--- Start ---

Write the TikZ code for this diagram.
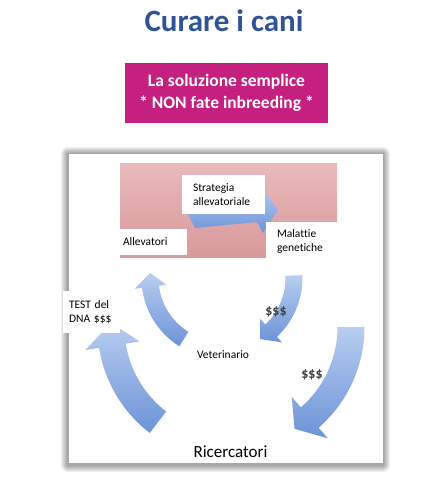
\documentclass[tikz,border=0pt]{standalone}
\usepackage{fontspec}
\setmainfont[Ligatures=NoCommon]{Carlito}
\usepackage{xcolor}
\usepackage{tikz}

\definecolor{titleblue}{RGB}{47,84,150}
\definecolor{boxmagenta}{RGB}{197,32,128}
\definecolor{pinktop}{RGB}{233,186,188}
\definecolor{pinkbot}{RGB}{216,153,155}
\definecolor{arrowtop}{RGB}{184,205,240}
\definecolor{arrowbot}{RGB}{108,147,216}
\definecolor{dollargray}{RGB}{64,64,64}

% ring arrow: center, radius, tail angle, base angle, tip angle, band width, head width
\newcommand{\ringarrow}[7]{%
  \path[arrowfill,shift={(#1)}]
    (#3:#2+#6/2) arc[start angle=#3,end angle=#4,radius=#2+#6/2]
    -- (#4:#2+#7/2) -- (#5:#2) -- (#4:#2-#7/2) -- (#4:#2-#6/2)
    arc[start angle=#4,end angle=#3,radius=#2-#6/2] -- cycle;}

\begin{document}
\begin{tikzpicture}[x=1pt,y=-1pt,
  arrowfill/.style={top color=arrowtop,bottom color=arrowbot},
  lbl/.style={fill=white,align=left,inner ysep=0pt,font=\fontsize{11.5}{14}\selectfont},
  dollar/.style={font=\fontsize{14}{16}\selectfont\bfseries,text=dollargray,anchor=base}]
\useasboundingbox (0,0) rectangle (444,495);

\node[anchor=base,text=titleblue,font=\fontsize{31}{37}\selectfont\bfseries] (T) at (224,31.5) {Curare i cani};
\node[fill=boxmagenta,text=white,align=center,minimum width=203pt,minimum height=60pt,
      font=\fontsize{17.5}{22}\selectfont\bfseries] (S) at (226.5,93) {La soluzione semplice\\ * NON fate inbreeding *};

% frame with soft shadow
\foreach \d in {1,...,7}
  \fill[black,opacity=0.06,rounded corners=\d pt] (68-\d,153-\d+1) rectangle (383+\d,463+\d+2);
\fill[white,draw=gray!70,line width=0.8pt] (68,153) rectangle (383,463);

% top band
\shade[top color=pinktop,bottom color=pinkbot] (120,163) rectangle (337,257);
\path[arrowfill] (186,210) -- (255,198) -- (261,186) -- (278,210) -- (263,233) -- (257,222) -- (195,228) -- cycle;

\node[lbl,text width=61pt,inner xsep=11pt,minimum height=39pt] (A) at (223.5,194.5) {Strategia\\allevatoriale};
\node[lbl,text width=61pt,inner xsep=3pt,minimum height=26pt] (B) at (153.5,242) {Allevatori};
\node[lbl,text width=50pt,inner xsep=11pt,minimum height=38pt] (C) at (302,241) {Malattie\\genetiche};

% cycle
\ringarrow{231,327}{120}{127.5}{171}{182}{27}{55}
\ringarrow{231,327}{120}{0}{49}{58}{27}{55}
\ringarrow{222,278}{72}{122}{173}{184}{17}{32}
\ringarrow{222,278}{72}{-2}{47}{58}{17}{32}

\node[lbl,text width=45pt,inner xsep=6pt,minimum height=42pt] (D) at (91.5,312) {TEST del\\DNA \$\$\$};
\node[anchor=base,font=\fontsize{11.5}{14}\selectfont] (V) at (223,358) {Veterinario};
\node[dollar] (M1) at (276,315) {\$\$\$};
\node[dollar] (M2) at (312,378) {\$\$\$};
\node[anchor=base,font=\fontsize{17}{20}\selectfont] (R) at (230.5,457) {Ricercatori};

\end{tikzpicture}
\end{document}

--- End ---

### Direction
Begin at the first line of the data above and repeat each line exactly, stopping after the line containing "(195,228) -- cycle;". Omit the pictures.

### Answer below
Write the TikZ code for this diagram.
\documentclass[tikz,border=0pt]{standalone}
\usepackage{fontspec}
\setmainfont[Ligatures=NoCommon]{Carlito}
\usepackage{xcolor}
\usepackage{tikz}

\definecolor{titleblue}{RGB}{47,84,150}
\definecolor{boxmagenta}{RGB}{197,32,128}
\definecolor{pinktop}{RGB}{233,186,188}
\definecolor{pinkbot}{RGB}{216,153,155}
\definecolor{arrowtop}{RGB}{184,205,240}
\definecolor{arrowbot}{RGB}{108,147,216}
\definecolor{dollargray}{RGB}{64,64,64}

% ring arrow: center, radius, tail angle, base angle, tip angle, band width, head width
\newcommand{\ringarrow}[7]{%
  \path[arrowfill,shift={(#1)}]
    (#3:#2+#6/2) arc[start angle=#3,end angle=#4,radius=#2+#6/2]
    -- (#4:#2+#7/2) -- (#5:#2) -- (#4:#2-#7/2) -- (#4:#2-#6/2)
    arc[start angle=#4,end angle=#3,radius=#2-#6/2] -- cycle;}

\begin{document}
\begin{tikzpicture}[x=1pt,y=-1pt,
  arrowfill/.style={top color=arrowtop,bottom color=arrowbot},
  lbl/.style={fill=white,align=left,inner ysep=0pt,font=\fontsize{11.5}{14}\selectfont},
  dollar/.style={font=\fontsize{14}{16}\selectfont\bfseries,text=dollargray,anchor=base}]
\useasboundingbox (0,0) rectangle (444,495);

\node[anchor=base,text=titleblue,font=\fontsize{31}{37}\selectfont\bfseries] (T) at (224,31.5) {Curare i cani};
\node[fill=boxmagenta,text=white,align=center,minimum width=203pt,minimum height=60pt,
      font=\fontsize{17.5}{22}\selectfont\bfseries] (S) at (226.5,93) {La soluzione semplice\\ * NON fate inbreeding *};

% frame with soft shadow
\foreach \d in {1,...,7}
  \fill[black,opacity=0.06,rounded corners=\d pt] (68-\d,153-\d+1) rectangle (383+\d,463+\d+2);
\fill[white,draw=gray!70,line width=0.8pt] (68,153) rectangle (383,463);

% top band
\shade[top color=pinktop,bottom color=pinkbot] (120,163) rectangle (337,257);
\path[arrowfill] (186,210) -- (255,198) -- (261,186) -- (278,210) -- (263,233) -- (257,222) -- (195,228) -- cycle;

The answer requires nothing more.